Du wirst lernen müssen, deine eigene Grenze früh genug zu spüren, und die der anderen zu respektieren. UND DAS ist etwas, was du auch deinen Kindern noch schuldest: Ihnen zeigen können, wie das geht: sich abzugrenzen, ohne zu verletzen. (ohne das bist du tatsächlich nicht beziehungstauglich)
Sie brauchen diese Erfahrung und auch die darin enthaltene Erlaubnis, so etwas tun zu dürfen, im eigenen Umgang mit ihrer Mutter dringend - wenn deine Beobachtung zutrifft, dass sie auch Schwierigkeiten mit ihrer Dominanz haben.
Die Angst vor einem Rosenkrieg kann auch eine verdeckte Hoffnung sein: Im Krieg braucht man auf Grenzen keine Rücksicht zu nehmen - dazu muss man das nicht lernen - sondern nur gut bewaffnet sein. Aber den Krieg verlierst du - und alle andern auch, weil im Krieg IMMER ALLE verlieren.

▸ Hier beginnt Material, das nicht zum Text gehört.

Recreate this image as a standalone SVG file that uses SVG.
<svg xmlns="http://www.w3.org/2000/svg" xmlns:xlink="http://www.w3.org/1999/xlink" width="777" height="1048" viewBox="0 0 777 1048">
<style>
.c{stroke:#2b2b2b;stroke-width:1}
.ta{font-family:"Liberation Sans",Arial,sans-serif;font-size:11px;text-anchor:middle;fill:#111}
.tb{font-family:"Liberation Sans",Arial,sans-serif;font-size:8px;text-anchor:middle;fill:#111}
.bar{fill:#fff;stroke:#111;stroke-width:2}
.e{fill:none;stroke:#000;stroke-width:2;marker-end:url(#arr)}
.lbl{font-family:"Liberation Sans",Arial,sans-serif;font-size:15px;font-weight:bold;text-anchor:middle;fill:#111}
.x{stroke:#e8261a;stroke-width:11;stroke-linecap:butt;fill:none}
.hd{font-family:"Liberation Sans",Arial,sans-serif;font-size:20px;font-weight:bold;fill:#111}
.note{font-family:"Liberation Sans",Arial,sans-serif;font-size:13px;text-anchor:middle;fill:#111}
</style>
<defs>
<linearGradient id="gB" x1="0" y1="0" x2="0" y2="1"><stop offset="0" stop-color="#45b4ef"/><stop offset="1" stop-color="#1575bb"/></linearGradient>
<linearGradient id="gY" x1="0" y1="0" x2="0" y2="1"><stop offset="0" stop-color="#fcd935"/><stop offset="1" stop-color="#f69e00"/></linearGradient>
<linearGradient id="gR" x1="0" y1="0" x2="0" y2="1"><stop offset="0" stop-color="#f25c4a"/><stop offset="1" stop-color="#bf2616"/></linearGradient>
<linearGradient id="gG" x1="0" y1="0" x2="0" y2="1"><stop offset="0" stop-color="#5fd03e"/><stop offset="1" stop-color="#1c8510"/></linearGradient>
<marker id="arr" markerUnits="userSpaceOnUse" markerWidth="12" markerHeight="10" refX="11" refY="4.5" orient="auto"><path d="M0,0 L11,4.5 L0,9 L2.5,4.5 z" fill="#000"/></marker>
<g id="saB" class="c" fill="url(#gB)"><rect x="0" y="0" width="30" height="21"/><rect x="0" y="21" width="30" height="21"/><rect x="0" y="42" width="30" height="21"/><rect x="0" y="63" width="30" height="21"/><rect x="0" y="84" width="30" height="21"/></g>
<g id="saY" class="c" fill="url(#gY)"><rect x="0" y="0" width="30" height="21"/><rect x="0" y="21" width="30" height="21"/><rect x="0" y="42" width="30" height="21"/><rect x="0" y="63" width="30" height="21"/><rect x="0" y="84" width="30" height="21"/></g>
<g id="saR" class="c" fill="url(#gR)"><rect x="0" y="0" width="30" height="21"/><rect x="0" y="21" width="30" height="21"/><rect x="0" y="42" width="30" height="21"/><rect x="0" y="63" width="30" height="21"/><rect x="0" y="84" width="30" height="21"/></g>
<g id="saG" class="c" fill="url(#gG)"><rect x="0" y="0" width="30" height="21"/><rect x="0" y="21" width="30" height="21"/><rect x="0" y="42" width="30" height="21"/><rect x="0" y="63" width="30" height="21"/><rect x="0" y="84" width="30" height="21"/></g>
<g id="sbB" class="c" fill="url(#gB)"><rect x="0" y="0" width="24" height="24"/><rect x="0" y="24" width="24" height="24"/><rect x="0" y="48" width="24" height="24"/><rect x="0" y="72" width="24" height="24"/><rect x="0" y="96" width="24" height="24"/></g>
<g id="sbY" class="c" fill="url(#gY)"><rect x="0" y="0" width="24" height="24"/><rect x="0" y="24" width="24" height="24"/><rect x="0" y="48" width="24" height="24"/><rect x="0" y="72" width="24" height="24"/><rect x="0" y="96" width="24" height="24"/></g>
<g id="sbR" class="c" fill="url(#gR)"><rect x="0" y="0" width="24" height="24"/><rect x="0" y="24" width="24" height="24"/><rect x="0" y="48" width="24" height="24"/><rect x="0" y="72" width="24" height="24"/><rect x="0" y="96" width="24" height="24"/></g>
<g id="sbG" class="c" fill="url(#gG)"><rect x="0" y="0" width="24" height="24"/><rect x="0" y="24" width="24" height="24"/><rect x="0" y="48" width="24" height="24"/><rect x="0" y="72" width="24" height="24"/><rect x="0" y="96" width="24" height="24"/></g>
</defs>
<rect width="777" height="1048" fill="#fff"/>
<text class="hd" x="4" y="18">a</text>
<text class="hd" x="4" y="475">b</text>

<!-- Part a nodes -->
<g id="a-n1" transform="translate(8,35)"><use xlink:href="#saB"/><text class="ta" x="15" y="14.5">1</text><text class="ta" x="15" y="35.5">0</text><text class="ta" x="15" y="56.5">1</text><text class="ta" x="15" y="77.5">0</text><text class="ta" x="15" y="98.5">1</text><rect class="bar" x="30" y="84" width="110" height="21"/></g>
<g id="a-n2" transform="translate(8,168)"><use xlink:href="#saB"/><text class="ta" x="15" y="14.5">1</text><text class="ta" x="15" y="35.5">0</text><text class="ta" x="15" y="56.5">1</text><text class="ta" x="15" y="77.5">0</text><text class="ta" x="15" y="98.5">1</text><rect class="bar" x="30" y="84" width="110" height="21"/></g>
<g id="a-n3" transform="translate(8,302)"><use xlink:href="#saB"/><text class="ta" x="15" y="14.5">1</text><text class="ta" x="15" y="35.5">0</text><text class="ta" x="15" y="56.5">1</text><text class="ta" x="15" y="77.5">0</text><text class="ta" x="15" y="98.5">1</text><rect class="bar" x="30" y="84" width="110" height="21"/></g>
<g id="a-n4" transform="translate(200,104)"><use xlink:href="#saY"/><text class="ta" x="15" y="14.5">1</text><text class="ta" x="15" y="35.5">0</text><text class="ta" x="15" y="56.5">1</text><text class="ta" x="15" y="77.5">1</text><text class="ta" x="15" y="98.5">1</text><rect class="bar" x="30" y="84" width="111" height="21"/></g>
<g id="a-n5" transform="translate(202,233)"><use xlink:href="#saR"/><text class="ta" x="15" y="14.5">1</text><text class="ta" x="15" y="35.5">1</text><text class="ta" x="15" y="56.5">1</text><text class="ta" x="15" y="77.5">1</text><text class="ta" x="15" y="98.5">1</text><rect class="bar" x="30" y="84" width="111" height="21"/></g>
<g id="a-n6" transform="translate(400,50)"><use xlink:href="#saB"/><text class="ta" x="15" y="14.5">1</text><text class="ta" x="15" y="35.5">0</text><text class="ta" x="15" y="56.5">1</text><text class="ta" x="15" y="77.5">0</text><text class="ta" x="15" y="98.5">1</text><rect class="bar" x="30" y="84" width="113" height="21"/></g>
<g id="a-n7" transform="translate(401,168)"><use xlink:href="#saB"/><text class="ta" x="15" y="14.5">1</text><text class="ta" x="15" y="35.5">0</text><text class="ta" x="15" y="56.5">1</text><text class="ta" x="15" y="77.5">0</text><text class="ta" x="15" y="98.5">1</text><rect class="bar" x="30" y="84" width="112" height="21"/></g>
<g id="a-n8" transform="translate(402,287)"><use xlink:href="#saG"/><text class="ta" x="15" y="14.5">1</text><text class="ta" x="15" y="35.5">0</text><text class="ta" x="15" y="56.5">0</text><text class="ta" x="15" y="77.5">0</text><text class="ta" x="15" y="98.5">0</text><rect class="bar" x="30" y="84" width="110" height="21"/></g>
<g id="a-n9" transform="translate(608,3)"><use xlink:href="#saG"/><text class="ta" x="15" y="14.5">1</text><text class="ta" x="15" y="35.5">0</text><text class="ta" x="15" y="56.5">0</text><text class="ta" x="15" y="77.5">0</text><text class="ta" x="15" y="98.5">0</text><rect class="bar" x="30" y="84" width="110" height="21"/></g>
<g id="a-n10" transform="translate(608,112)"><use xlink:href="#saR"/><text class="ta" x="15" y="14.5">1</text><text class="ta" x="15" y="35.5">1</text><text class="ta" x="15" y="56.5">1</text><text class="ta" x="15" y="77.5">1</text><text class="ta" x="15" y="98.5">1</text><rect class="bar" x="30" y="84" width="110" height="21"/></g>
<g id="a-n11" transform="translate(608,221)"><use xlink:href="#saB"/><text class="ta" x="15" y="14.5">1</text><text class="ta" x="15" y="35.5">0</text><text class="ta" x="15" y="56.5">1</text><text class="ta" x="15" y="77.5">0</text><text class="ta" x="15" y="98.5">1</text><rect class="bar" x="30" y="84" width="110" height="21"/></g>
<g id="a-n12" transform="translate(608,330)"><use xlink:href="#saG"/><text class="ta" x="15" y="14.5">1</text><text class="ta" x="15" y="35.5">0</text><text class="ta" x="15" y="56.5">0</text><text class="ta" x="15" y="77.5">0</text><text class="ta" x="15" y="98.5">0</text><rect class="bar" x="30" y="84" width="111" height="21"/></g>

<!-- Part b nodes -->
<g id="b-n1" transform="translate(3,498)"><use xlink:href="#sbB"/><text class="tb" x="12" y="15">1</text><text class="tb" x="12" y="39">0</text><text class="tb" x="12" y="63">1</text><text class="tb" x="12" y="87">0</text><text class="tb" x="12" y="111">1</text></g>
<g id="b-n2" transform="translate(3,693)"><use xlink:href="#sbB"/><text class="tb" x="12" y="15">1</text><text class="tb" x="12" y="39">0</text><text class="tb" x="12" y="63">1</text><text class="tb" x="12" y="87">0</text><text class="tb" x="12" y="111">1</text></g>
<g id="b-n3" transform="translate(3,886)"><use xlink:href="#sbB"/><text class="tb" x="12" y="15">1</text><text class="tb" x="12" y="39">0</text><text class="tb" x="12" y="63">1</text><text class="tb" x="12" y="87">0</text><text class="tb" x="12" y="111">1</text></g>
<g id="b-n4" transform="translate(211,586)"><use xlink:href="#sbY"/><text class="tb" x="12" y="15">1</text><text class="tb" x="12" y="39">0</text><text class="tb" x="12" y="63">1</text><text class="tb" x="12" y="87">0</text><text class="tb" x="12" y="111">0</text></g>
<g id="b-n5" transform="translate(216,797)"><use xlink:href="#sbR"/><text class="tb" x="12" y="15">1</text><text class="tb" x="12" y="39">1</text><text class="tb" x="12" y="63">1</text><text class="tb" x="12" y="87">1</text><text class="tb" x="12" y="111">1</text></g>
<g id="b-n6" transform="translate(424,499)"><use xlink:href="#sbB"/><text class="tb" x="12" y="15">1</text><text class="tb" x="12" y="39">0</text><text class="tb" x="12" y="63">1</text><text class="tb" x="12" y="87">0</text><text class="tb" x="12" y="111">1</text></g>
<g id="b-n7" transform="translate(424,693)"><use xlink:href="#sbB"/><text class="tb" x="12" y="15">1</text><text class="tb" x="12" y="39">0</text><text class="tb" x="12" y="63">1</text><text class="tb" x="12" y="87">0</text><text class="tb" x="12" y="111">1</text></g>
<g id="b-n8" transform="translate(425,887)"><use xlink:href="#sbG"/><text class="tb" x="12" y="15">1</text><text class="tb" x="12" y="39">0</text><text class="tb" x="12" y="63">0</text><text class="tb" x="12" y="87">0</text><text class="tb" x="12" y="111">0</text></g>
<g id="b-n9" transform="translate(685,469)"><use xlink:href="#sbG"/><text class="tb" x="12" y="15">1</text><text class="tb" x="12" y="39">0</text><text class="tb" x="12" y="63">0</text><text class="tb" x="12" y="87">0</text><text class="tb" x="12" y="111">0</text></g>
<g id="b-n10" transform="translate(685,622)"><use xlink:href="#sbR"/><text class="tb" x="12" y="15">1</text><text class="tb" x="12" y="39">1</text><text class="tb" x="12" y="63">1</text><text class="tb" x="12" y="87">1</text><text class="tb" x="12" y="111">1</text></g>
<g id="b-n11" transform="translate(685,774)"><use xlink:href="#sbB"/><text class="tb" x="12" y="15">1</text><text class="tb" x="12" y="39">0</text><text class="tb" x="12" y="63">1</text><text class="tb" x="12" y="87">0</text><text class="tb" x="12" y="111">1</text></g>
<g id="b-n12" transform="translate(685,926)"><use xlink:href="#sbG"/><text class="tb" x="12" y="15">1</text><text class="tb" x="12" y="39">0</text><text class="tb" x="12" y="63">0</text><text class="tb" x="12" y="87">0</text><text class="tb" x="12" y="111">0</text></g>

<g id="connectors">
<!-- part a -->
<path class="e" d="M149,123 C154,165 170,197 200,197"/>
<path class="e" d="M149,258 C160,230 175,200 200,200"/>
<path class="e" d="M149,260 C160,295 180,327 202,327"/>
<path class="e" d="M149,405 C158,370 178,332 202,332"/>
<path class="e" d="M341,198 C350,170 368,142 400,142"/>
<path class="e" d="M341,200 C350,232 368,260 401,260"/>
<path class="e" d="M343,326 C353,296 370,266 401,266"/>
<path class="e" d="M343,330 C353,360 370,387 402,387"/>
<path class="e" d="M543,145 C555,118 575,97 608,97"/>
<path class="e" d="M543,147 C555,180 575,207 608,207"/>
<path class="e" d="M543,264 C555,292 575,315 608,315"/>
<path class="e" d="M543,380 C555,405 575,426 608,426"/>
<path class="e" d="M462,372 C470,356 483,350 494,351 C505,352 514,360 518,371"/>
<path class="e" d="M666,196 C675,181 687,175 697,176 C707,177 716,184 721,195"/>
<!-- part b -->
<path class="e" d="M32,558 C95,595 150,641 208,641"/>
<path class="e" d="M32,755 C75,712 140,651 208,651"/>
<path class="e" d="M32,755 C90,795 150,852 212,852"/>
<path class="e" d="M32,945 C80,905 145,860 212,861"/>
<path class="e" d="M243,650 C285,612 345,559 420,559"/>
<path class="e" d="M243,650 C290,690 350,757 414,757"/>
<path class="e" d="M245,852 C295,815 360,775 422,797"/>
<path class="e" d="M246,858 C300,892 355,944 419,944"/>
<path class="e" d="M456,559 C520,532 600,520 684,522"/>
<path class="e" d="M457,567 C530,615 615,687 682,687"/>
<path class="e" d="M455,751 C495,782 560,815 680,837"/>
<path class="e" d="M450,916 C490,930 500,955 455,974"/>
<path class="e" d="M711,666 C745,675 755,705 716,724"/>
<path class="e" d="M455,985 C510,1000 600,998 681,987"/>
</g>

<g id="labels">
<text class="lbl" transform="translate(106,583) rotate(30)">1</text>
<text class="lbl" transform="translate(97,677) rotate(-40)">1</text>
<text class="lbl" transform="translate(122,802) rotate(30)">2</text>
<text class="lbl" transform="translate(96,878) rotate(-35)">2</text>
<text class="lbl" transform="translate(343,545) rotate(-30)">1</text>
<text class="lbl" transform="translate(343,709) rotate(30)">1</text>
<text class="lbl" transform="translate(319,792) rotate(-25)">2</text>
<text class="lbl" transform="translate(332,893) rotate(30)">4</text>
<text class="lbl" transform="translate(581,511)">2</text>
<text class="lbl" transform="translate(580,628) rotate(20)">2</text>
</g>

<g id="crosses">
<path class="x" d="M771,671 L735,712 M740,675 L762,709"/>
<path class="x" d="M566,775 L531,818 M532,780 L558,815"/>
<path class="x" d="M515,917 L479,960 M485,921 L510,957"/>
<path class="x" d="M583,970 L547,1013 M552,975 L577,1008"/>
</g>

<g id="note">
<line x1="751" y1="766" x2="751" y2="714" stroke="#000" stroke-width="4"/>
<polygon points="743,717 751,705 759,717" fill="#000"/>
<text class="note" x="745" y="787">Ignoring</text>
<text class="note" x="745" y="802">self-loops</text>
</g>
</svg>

Deine letzten Sätze wirken auf mich so, dass du eigentlich alles zusammenhast, um entscheiden zu können. Der Widerspruch den du fühlst, ist ein Konstrukt, das dir das Leben das du gerade führst möglich macht; eine Methode das Unerträgliche zu tragen - und du ahnst dass das nicht mehr trägt. Nimm das Gefühl des Widerspruchs als Indikator: Ich bin auf alten Pfaden unterwegs.